In order to trace the history of American screenprinting and to pinpoint some of its highlights, the National Academy of Design here has mounted an exhibition of 41 outstanding screenprints by 37 artists. Drawn almost entirely from the collection of Reba and Dave Williams, they range in time from very early works by Maccoy and Harry Sternberg to more recent prints by Warhol and Edward Ruscha, and in style from the crisply representational (Robert Gwathmey, Marguerite Zorach) to the totally nonfigurative and abstract (Edward Landon, Jackson Pollock, Hans Hofmann).
The exhibition's main focus, however, is on work produced during the 1940s, a time when screenprinting was fighting its major battles for critical acceptance, and when artists were not yet fully aware of the medium's potentials.
There is, as a result, an engaging earnestness and naive awkwardness about many of the prints executed during that decade that is not only charming in its own right, but also oddly appropriate to the medium as it was then perceived.
I doubt that anyone will ever again produce works like Harry Gottlieb's solemn and somewhat ominous ``The Factory,'' for instance, or Bernard Steffan's frankly regionalist ``Haying''; Hugo Gellert's propagandistic ``Winning the Battle of Production''; or Mervin Jules's folksy ``A Hit'' - and I for one am sorry for it.
By the 1950s, the situation had begun to change, and before long, such artists as Dean Meeker and Mary Corita Kent were not only taking full advantage of every technical device screenprinting had to offer but were also finally beginning to win critical and popular approval for the medium itself.
All this and much more is fully detailed, both in the academy's excellent exhibition and in the show's illustrated catalog.
At the National Academy of Design, 1083 Fifth Avenue, through Dec. 6.
A new gallery for recent Chinese art
Everyone must know by now that the People's Republic of China has relaxed its restrictions pertaining to the creation of art. Relatively few Westerners, however, have seen any of the paintings or works on paper that have resulted from this new freedom.
This is particularly unfortunate since so much of this art is of high caliber and represents interesting and frequently highly successful attempts on the part of numerous younger, and occasionally even older, artists to come to grips with a wide variety of Western painting styles and techniques.

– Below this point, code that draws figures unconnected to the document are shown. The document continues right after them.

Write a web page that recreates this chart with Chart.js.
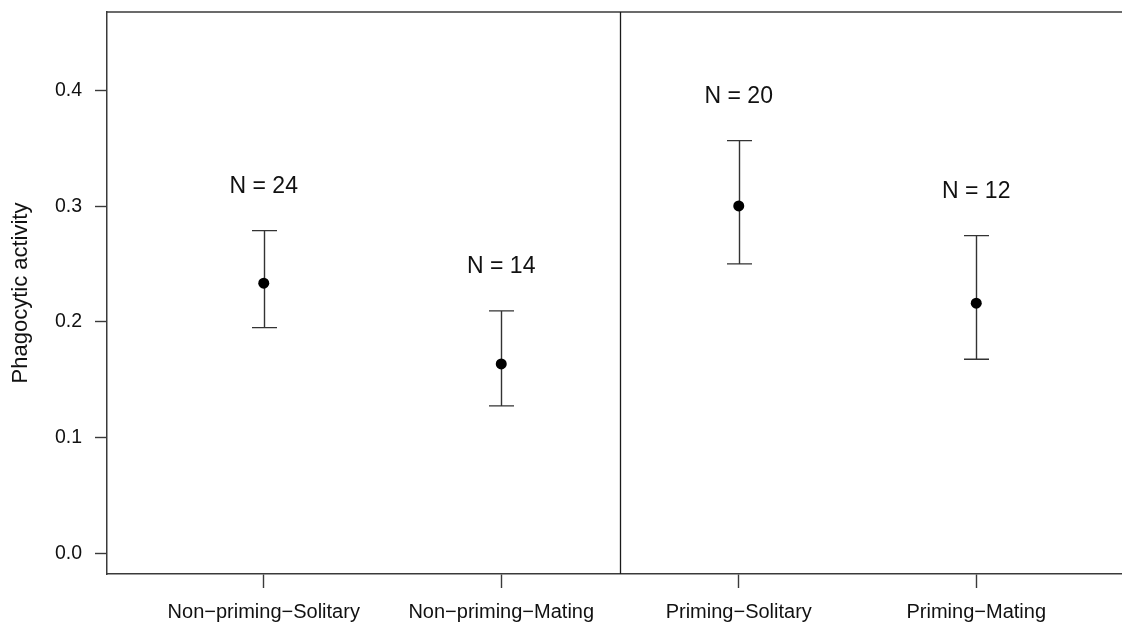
<!DOCTYPE html>
<html>
<head>
<meta charset="utf-8">
<title>Phagocytic activity by treatment</title>
<script src="https://cdn.jsdelivr.net/npm/chart.js@4.4.1/dist/chart.umd.min.js"></script>
<style>
  html, body { margin: 0; padding: 0; background: #ffffff; overflow: hidden; }
  #wrap { width: 1122px; height: 624px; overflow: hidden; position: relative; }
  canvas { display: block; }
</style>
</head>
<body>
<div id="wrap"><canvas id="chart" width="1140" height="624"></canvas></div>
<script>
// Treatment groups along the x axis
const categories = ['Non\u2212priming\u2212Solitary', 'Non\u2212priming\u2212Mating', 'Priming\u2212Solitary', 'Priming\u2212Mating'];
// Group means and the ends of their error bars
const means = [0.2335, 0.1637, 0.3003, 0.2162];
const upperBars = [0.2789, 0.2095, 0.3568, 0.2746];
const lowerBars = [0.1951, 0.1274, 0.2502, 0.1677];
// Sample size of each group
const sampleSizes = [24, 14, 20, 12];
// Y axis tick values
const yTicks = [0.0, 0.1, 0.2, 0.3, 0.4];
// Boundary between the non-priming and priming halves
const dividerAt = 2.5;

const FONT = "'Liberation Sans', Arial, Helvetica, sans-serif";
const AXIS_COLOR = '#3a3a3a';
const TEXT_COLOR = '#111111';

// Frame, divider, error bars and N labels
const decorations = {
  id: 'decorations',
  beforeDatasetsDraw(chart) {
    const ctx = chart.ctx;
    const x = chart.scales.x, y = chart.scales.y;
    const area = chart.chartArea;
    ctx.save();
    ctx.strokeStyle = AXIS_COLOR;
    ctx.lineWidth = 1.5;
    // top edge of the box
    ctx.beginPath();
    ctx.moveTo(area.left, area.top);
    ctx.lineTo(area.right, area.top);
    ctx.stroke();
    // right edge of the box
    ctx.beginPath();
    ctx.moveTo(area.right, area.top);
    ctx.lineTo(area.right, area.bottom);
    ctx.stroke();
    // divider between the two halves
    const dx = Math.round(x.getPixelForValue(dividerAt)) + 0.5;
    ctx.strokeStyle = '#1a1a1a';
    ctx.lineWidth = 1.3;
    ctx.beginPath();
    ctx.moveTo(dx, area.top);
    ctx.lineTo(dx, area.bottom);
    ctx.stroke();

    // error bars
    ctx.strokeStyle = '#333333';
    ctx.lineWidth = 1.4;
    const cap = 12.5;
    categories.forEach((c, i) => {
      const px = Math.round(x.getPixelForValue(i + 1)) + 0.5;
      const pu = y.getPixelForValue(upperBars[i]);
      const pl = y.getPixelForValue(lowerBars[i]);
      ctx.beginPath();
      ctx.moveTo(px, pu); ctx.lineTo(px, pl);
      ctx.moveTo(px - cap, pu); ctx.lineTo(px + cap, pu);
      ctx.moveTo(px - cap, pl); ctx.lineTo(px + cap, pl);
      ctx.stroke();
    });

    // sample size labels above each bar
    ctx.fillStyle = TEXT_COLOR;
    ctx.font = '23px ' + FONT;
    ctx.textAlign = 'center';
    ctx.textBaseline = 'middle';
    categories.forEach((c, i) => {
      const px = x.getPixelForValue(i + 1);
      const py = y.getPixelForValue(upperBars[i] + 0.038);
      ctx.fillText('N = ' + sampleSizes[i], px, py);
    });
    ctx.restore();
  }
};

new Chart(document.getElementById('chart'), {
  type: 'scatter',
  data: {
    datasets: [{
      label: 'Phagocytic activity',
      data: means.map((m, i) => ({ x: i + 1, y: m })),
      backgroundColor: '#000000',
      borderColor: '#000000',
      pointRadius: 5.5,
      pointHoverRadius: 5.5,
      borderWidth: 0
    }]
  },
  options: {
    responsive: false,
    animation: false,
    devicePixelRatio: 1,
    layout: { padding: { top: 12, right: 7, bottom: 0, left: 0 } },
    plugins: {
      legend: { display: false },
      tooltip: { enabled: false }
    },
    scales: {
      x: {
        type: 'linear',
        min: 0.34,
        max: 4.66,
        afterBuildTicks(scale) {
          scale.ticks = categories.map((c, i) => ({ value: i + 1 }));
        },
        afterFit(scale) {
          scale.height = 50;
          scale.paddingLeft = 0;
          scale.paddingRight = 0;
        },
        grid: {
          display: true,
          drawOnChartArea: false,
          drawTicks: true,
          tickLength: 14,
          tickWidth: 1.4,
          tickColor: AXIS_COLOR
        },
        border: { display: true, color: AXIS_COLOR, width: 1.5 },
        ticks: {
          autoSkip: false,
          maxRotation: 0,
          minRotation: 0,
          padding: 12,
          color: TEXT_COLOR,
          font: { family: FONT, size: 20 },
          callback: (v) => categories[Math.round(v) - 1]
        }
      },
      y: {
        type: 'linear',
        min: -0.018,
        max: 0.468,
        afterBuildTicks(scale) {
          scale.ticks = yTicks.map(v => ({ value: v }));
        },
        afterFit(scale) {
          scale.width = 107;
          scale.paddingTop = 0;
          scale.paddingBottom = 0;
        },
        grid: {
          display: true,
          drawOnChartArea: false,
          drawTicks: true,
          tickLength: 12,
          tickWidth: 1.4,
          tickColor: AXIS_COLOR
        },
        border: { display: true, color: AXIS_COLOR, width: 1.5 },
        ticks: {
          padding: 13,
          color: TEXT_COLOR,
          font: { family: FONT, size: 19.5 },
          callback: (v) => Number(v).toFixed(1)
        },
        title: {
          display: true,
          text: 'Phagocytic activity',
          color: TEXT_COLOR,
          font: { family: FONT, size: 22 },
          padding: { top: 8, bottom: 0 }
        }
      }
    }
  },
  plugins: [decorations]
});
</script>
</body>
</html>
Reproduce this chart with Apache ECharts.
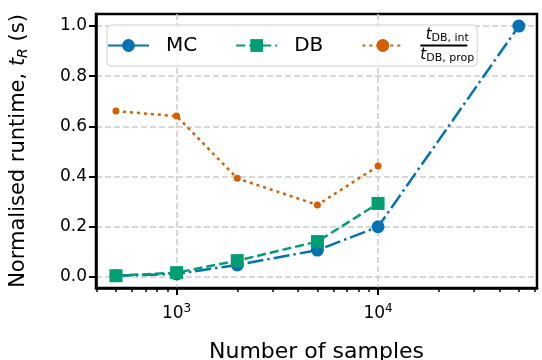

The situation is improving, however. Some of what these painters have produced can now be seen in New York, thanks to Robert A. Hefner, an Oklahoma businessman who not only received permission to assemble a major show of Chinese paintings here last spring, but who has also just opened a gallery devoted exclusively to recent Chinese art.
The Hefner Galleries' opening exhibition presented the work of 32-year-old Wang Yidang from the Shandong Province in China. His extraordinarily precise and lyrical portrait and figure studies were executed in a style that fused elements of 15th-century Flemish and Italian art with a linear approach that was purely Chinese. Everything about his paintings was crisp, uncompromisingly ``realistic,'' and remarkably effective.
The gallery's current show features Ai Xuan, a slightly older painter who specializes in Tibetan subjects that are worked up in meticulous detail. His paintings, which were influenced somewhat by Andrew Wyeth, are more broadly conceived and executed than Wang Yidang's, and are considerably warmer in spirit.
In fact, one senses that he cares for his subjects as people, and doesn't view them only as interesting characters bundled up in heavy clothing and set against the rugged landscape of Tibet.
At the Hefner Galleries, 1020 Madison Avenue, through Nov. 7.